The Bench observed that “given the barbaric and brutal manner of commission of the crime, the gravity of the offence itself, the abuse of the victims’ trust by the Petitioner, and his tendency to commit such offences as is evident from his past conduct, it is extremely clear that the Petitioner poses such a grave threat to society that he cannot be allowed to roam free at any point whatsoever.” In this view of the matter, the Bench deemed “it fit to direct that the Petitioner shall remain in prison for the remainder of his life” observing that “such an approach” was “perfectly within its power to adopt, and that it acts as a useful via media between the imposition of the death penalty and life imprisonment simpliciter (which usually works out to 14 years in prison upon remission).” Accordingly, the sentence of death awarded to the Petitioner was “commuted to imprisonment for the remainder of his life sans any right to remission.”
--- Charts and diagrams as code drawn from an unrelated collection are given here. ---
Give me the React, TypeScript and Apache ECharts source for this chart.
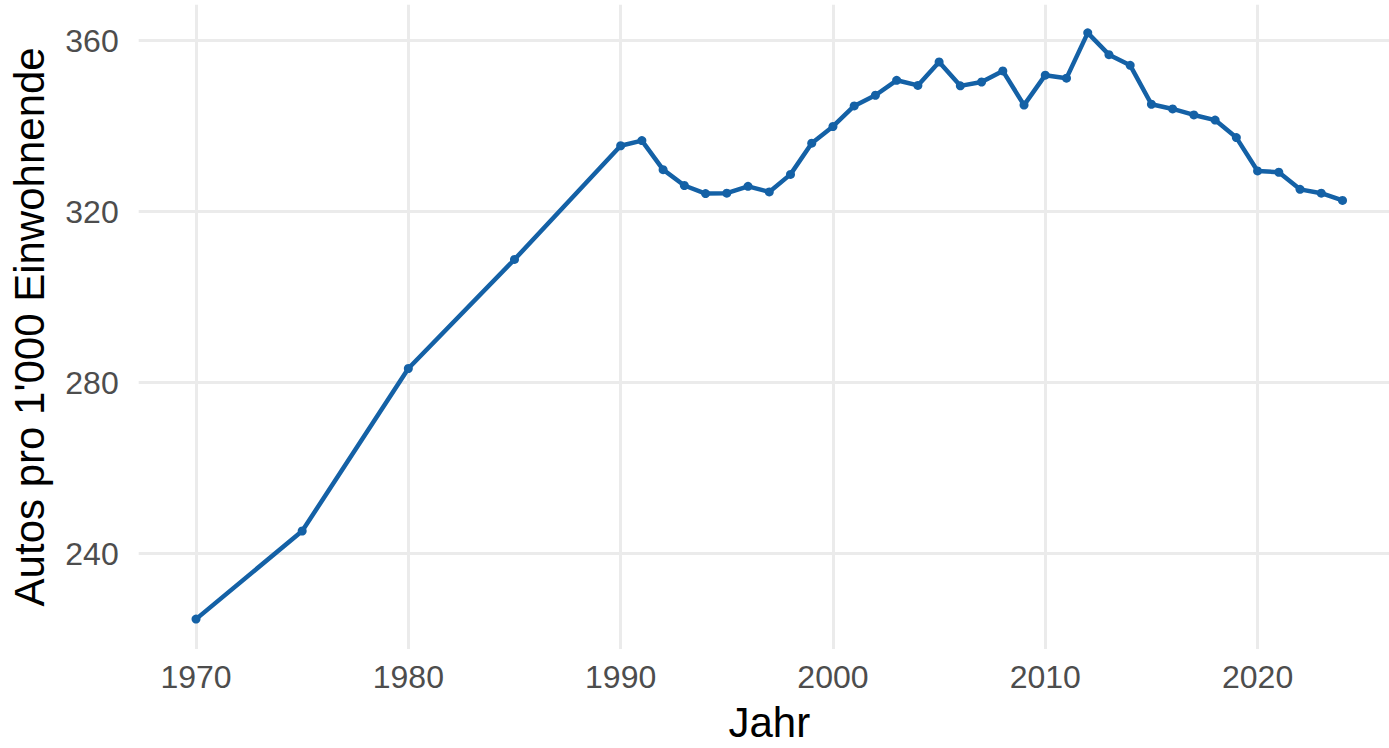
import React, { useEffect, useRef } from "react";
import * as echarts from "echarts";

const years: number[] = [
  1970, 1975, 1980, 1985, 1990, 1991, 1992, 1993, 1994, 1995, 1996, 1997, 1998, 1999,
  2000, 2001, 2002, 2003, 2004, 2005, 2006, 2007, 2008, 2009, 2010, 2011, 2012, 2013,
  2014, 2015, 2016, 2017, 2018, 2019, 2020, 2021, 2022, 2023, 2024,
];
const autosPer1000: number[] = [
  224.7, 245.3, 283.3, 308.8, 335.4, 336.6, 329.8, 326.1, 324.2, 324.3, 325.9, 324.6, 328.7, 336.0,
  339.9, 344.7, 347.2, 350.7, 349.5, 355.0, 349.4, 350.3, 352.9, 344.9, 351.9, 351.2, 361.8, 356.7,
  354.2, 345.1, 344.0, 342.6, 341.4, 337.3, 329.5, 329.2, 325.2, 324.3, 322.6,
];
const xTicks: number[] = [1970, 1980, 1990, 2000, 2010, 2020];
const yTicks: number[] = [240, 280, 320, 360];
const xTitle = "Jahr";
const yTitle = "Autos pro 1'000 Einwohnende";

export default function App() {
  const ref = useRef<HTMLDivElement>(null);
  useEffect(() => {
    if (!ref.current) return;
    const chart = echarts.init(ref.current, null, { renderer: "svg" });
    const font = "'Liberation Sans', Arial, Helvetica, sans-serif";
    chart.setOption({
      animation: false,
      backgroundColor: "#ffffff",
      grid: { left: 138.7, right: 0, top: 4.7, bottom: 96.3, containLabel: false },
      xAxis: {
        type: "value",
        min: 1967.3,
        max: 2026.19,
        name: xTitle,
        nameLocation: "middle",
        nameGap: 52,
        nameTextStyle: { fontFamily: font, fontSize: 42, color: "#000000", padding: [0, 0, 0, 11] },
        axisLine: { show: false },
        axisTick: { show: false, customValues: xTicks },
        axisLabel: {
          customValues: xTicks,
          fontFamily: font,
          fontSize: 32,
          color: "#4D4D4D",
          margin: 12,
          formatter: (v: number) => String(v),
        },
        splitLine: { show: true, lineStyle: { color: "#EBEBEB", width: 3 } },
      },
      yAxis: {
        type: "value",
        min: 217.71,
        max: 368.38,
        name: yTitle,
        nameLocation: "middle",
        nameGap: 88,
        nameTextStyle: { fontFamily: font, fontSize: 42, color: "#000000" },
        axisLine: { show: false },
        axisTick: { show: false, customValues: yTicks },
        axisLabel: {
          customValues: yTicks,
          fontFamily: font,
          fontSize: 32,
          color: "#4D4D4D",
          margin: 20,
        },
        splitLine: { show: true, lineStyle: { color: "#EBEBEB", width: 3 } },
      },
      series: [
        {
          type: "line",
          data: years.map((y, i) => [y, autosPer1000[i]]),
          lineStyle: { color: "#1461A6", width: 4.5 },
          itemStyle: { color: "#1461A6" },
          symbol: "circle",
          symbolSize: 9,
          showSymbol: true,
        },
      ],
    });
    return () => chart.dispose();
  }, []);
  return (
    <div
      ref={ref}
      style={{ position: "absolute", left: 0, top: 0, width: 1389, height: 748 }}
    />
  );
}
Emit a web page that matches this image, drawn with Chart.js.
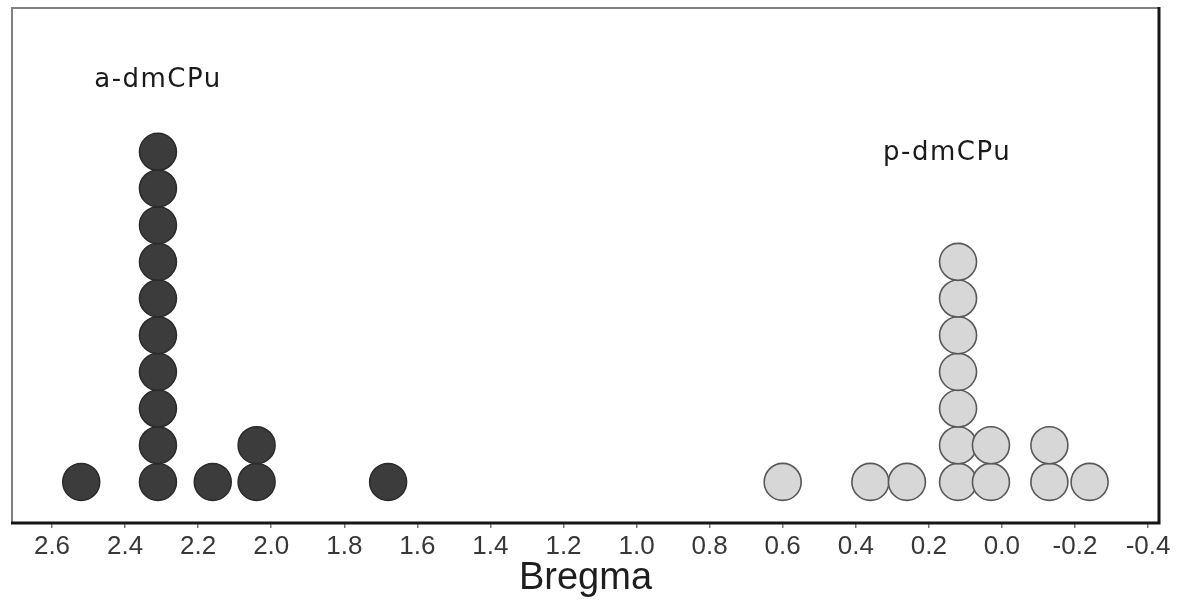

Further, the Supreme Court observed that generally, “prisoners tend to have increased affinity to mental illness, and “in order to address the same, the Mental Healthcare Act, 2017 was brought into force” and further that “the State Governments are obliged under Section 103 of the Act to setup a mental health establishment in the medical wing of at least one prison in each State and Union Territory, and prisoners with mental illness may ordinarily be referred to and cared for in the said mental health establishment.” Accordingly, the State Government was directed to consider the case of the Petitioner “under the appropriate provisions of the Mental Healthcare Act, 2017 and if found entitled, provide for his rights under that enactment”.